Must you have already been published to submit an FWF project, and if so, what are the requirements?
For all FWF programmes (with the exception of PEEK and Stand-Alone Publications), applicants must show that they possess the research qualifications needed to carry out the project by means of a publication record commensurate with their career stage. Decisive criteria include peer-review, as well as the number, quality, and international nature of the publications. At the time of submission, at least two of the publications over the last five years must fulfil these criteria. Detailed information on the requirements can be found in the respective application guidelines of the programme. Should an applicant fail to meet one or more of the specified criteria, the applicant must include an explanation with the application. In cases of doubt, the decision-making bodies of the FWF shall decide whether the research qualifications are adequate.
Why are international and/or peer-reviewed publications a requirement?
Reviewers are asked to assess whether the applicants are potentially capable of carrying out the proposed research project. This is only possible if the applicant already has internationally visible publications.

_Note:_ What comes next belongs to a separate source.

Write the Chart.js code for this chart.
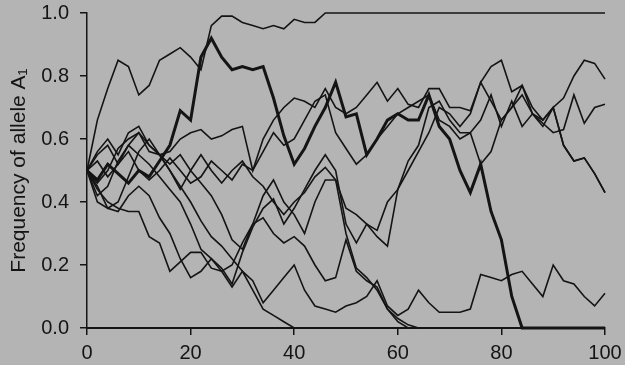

Moreover, international and/or peer-reviewed publications provide reviewers with the evidence they need to determine whether the previous publications have been subject to a quality assurance procedure or are available to a broad international specialist audience that extends beyond the borders of Austria.
What is the Open Research Data Policy and the Data Management Plan (DMP)?
The Open Research Data Policy and the Data Management Plan describe how the data for a research project are collected, organised, saved, secured, stored, shared, archived, and destroyed. A DMP does not have to be submitted with the application but only once the project has been approved. The project cannot begin until the DMP has been submitted. Therefore, it is strongly encouraged to keep the DMP criteria in mind when preparing the application.